See Arthur v. District of Columbia, 857 A.2d 473, 487 (D.C. 2004) ( " [A] cotenant enjoys a unilateral right of partition." ).

The trial court's finding that all five siblings owned the property, however, was not supported by sufficient evidence in the record. In determining ownership, the trial judge relied upon two documents: (1) a 2007 " Real Property Recordation and Transfer Tax Form FP 7/C," which listed all siblings except for Robert Ford as " grantees" of the property, and (2) their mother's 1998 will, in which she indicated that she wished to leave a life estate in the property to Willa Ford, Ernest Ford, and Harold Ford, with the remainder to all five children. But the tax form is merely a tax return and, unlike a deed, it does not operate to grant or transfer title to land. Moreover, the 2002 deed to the property, which plaintiffs had attached to their complaint, indicates that the mother added Frederick Ford to the deed to establish a joint ownership before she died. Thus, Willa Ford argues on appeal that upon the mother's death in 2004, Frederick Ford became the surviving joint tenant and sole owner of the property. Therefore, the property was no longer subject to the mother's will and could not be inherited by the other siblings. See Gallimore v. Washington, 666 A.2d 1200, 1203-04 (D.C. 1995) ( " [U]pon the death of one of two joint tenants, there is no transfer of the decedent's future interest to the survivor; rather, the future interest of the deceased ceases to exist, the threat of severance by the other joint tenant is eliminated, and the present interest of the surviving joint tenant in the whole property becomes exclusive." (citation omitted)).

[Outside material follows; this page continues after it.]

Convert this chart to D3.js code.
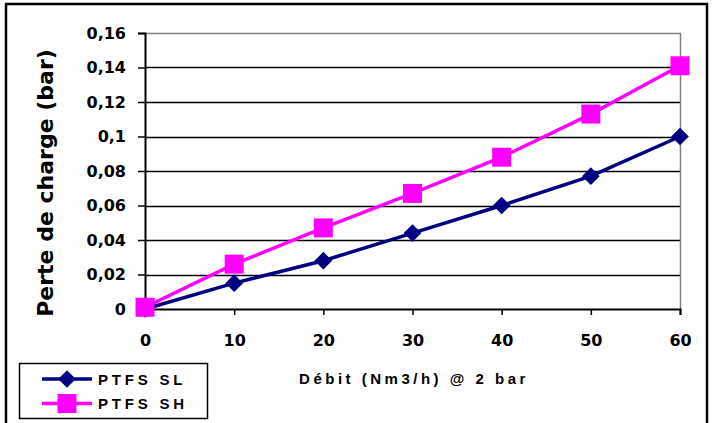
<!DOCTYPE html>
<html>
<head>
<meta charset="utf-8">
<script src="https://cdn.jsdelivr.net/npm/d3@7"></script>
<style>
body{margin:0;background:#fff;}
</style>
</head>
<body>
<svg id="chart" width="715" height="423"></svg>
<script>
// valeurs
var debits=[0,10,20,30,40,50,60];
var perteSL=[0,0.015,0.028,0.044,0.060,0.077,0.100];
var perteSH=[0.001,0.026,0.047,0.067,0.088,0.113,0.141];
var yTicks=[0,0.02,0.04,0.06,0.08,0.1,0.12,0.14,0.16];
var seriesNames=["PTFS SL","PTFS SH"];

var svg=d3.select("#chart");
var plotLeft=145,plotRight=680,plotTop=33,plotBottom=309;

var x=d3.scaleLinear().domain([0,60]).range([plotLeft,plotRight]);
var y=d3.scaleLinear().domain([0,0.16]).range([plotBottom,plotTop]);

//outer frame
svg.append("rect").attr("x",6).attr("y",4).attr("width",701).attr("height",430)
	.attr("fill","none").attr("stroke","#000").attr("stroke-width",2.5);

//gridlines
svg.append("g").selectAll("line").data(yTicks.slice(1,-1)).enter().append("line")
	.attr("x1",plotLeft).attr("x2",plotRight).attr("y1",function(d){return Math.round(y(d))+0.5}).attr("y2",function(d){return Math.round(y(d))+0.5})
	.attr("stroke","#000").attr("stroke-width",1.5);
//plot area border top/right
svg.append("path").attr("d","M"+plotLeft+","+(plotTop+0.5)+"H"+(plotRight+0.5)+"V"+plotBottom)
	.attr("fill","none").attr("stroke","#808080").attr("stroke-width",1.5);

var fmt=function(d){return String(+d.toFixed(2)).replace(".",",")};

var yAxis=svg.append("g").attr("transform","translate("+plotLeft+",0)")
	.call(d3.axisLeft(y).tickValues(yTicks).tickSize(7).tickPadding(12).tickFormat(fmt));
var xAxis=svg.append("g").attr("transform","translate(0,"+plotBottom+")")
	.call(d3.axisBottom(x).tickValues(debits).tickSize(6).tickPadding(20).tickFormat(d3.format("d")));
[yAxis,xAxis].forEach(function(g){
	g.select(".domain").attr("stroke","#000").attr("stroke-width",2);
	g.selectAll(".tick line").attr("stroke","#000").attr("stroke-width",1.5);
	g.selectAll("text").attr("font-family","'DejaVu Sans',Verdana,sans-serif").attr("font-weight","bold")
		.attr("font-size",16).attr("fill","#000");
});

//axis titles
svg.append("text").attr("transform","translate(53,183) rotate(-90)").attr("text-anchor","middle")
	.attr("font-family","'DejaVu Sans',Verdana,sans-serif").attr("font-weight","bold").attr("font-size",22)
	.text("Perte de charge (bar)");
svg.append("text").attr("x",414).attr("y",384).attr("text-anchor","middle")
	.attr("font-family","'Liberation Sans',Arial,sans-serif").attr("font-weight","bold").attr("font-size",15)
	.attr("letter-spacing",3.5).text("Débit (Nm3/h) @ 2 bar");

var line=d3.line().x(function(d,i){return x(debits[i])}).y(function(d){return y(d)});
var colors=["#000080","#ff00ff"];
var diamond=d3.symbol().type(d3.symbolDiamond2).size(200);

function drawMarker(g,i,cx,cy){
	if(i===0){
		g.append("path").attr("d",diamond()).attr("transform","translate("+cx+","+cy+")").attr("fill",colors[0]);
	}else{
		g.append("rect").attr("x",cx-9.5).attr("y",cy-9.5).attr("width",19).attr("height",19).attr("fill",colors[1]);
	}
}

[perteSL,perteSH].forEach(function(serie,i){
	var g=svg.append("g");
	g.append("path").datum(serie).attr("d",line).attr("fill","none").attr("stroke",colors[i]).attr("stroke-width",3.5);
	serie.forEach(function(v,j){drawMarker(g,i,x(debits[j]),y(v))});
});

//legend
svg.append("rect").attr("x",19.5).attr("y",363.5).attr("width",188).attr("height",55)
	.attr("fill","#fff").attr("stroke","#000").attr("stroke-width",1.5);
seriesNames.forEach(function(name,i){
	var ly=379+i*24.5;
	var g=svg.append("g");
	g.append("line").attr("x1",42).attr("x2",92).attr("y1",ly).attr("y2",ly).attr("stroke",colors[i]).attr("stroke-width",3.5);
	drawMarker(g,i,67,ly);
	g.append("text").attr("x",98).attr("y",ly+5.5).attr("font-family","'Liberation Sans',Arial,sans-serif")
		.attr("font-weight","bold").attr("font-size",15).attr("letter-spacing",3.8).text(name);
});
</script>
</body>
</html>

Willa Ford also includes in the record on appeal the probate docket for her mother's will, to support the argument that her siblings did not inherit the property because it was not part of the probate proceedings. The record shows that Frederick Ford then added Willa Ford -- but no one else -- to the deed as a joint owner in 2007.

Although Willa Ford did not present this line of argument to the trial court, the 2002 and 2007 deeds were part of the record, and because the mother added Frederick Ford's name to the deed, the tax form and will which the trial judge relied upon are insufficient to establish ownership. Accordingly, we reverse the order of distribution and remand for redetermination of the ownership of the property.[3]

Page 1011

The trial court's order is therefore Affirmed in part and reversed in part.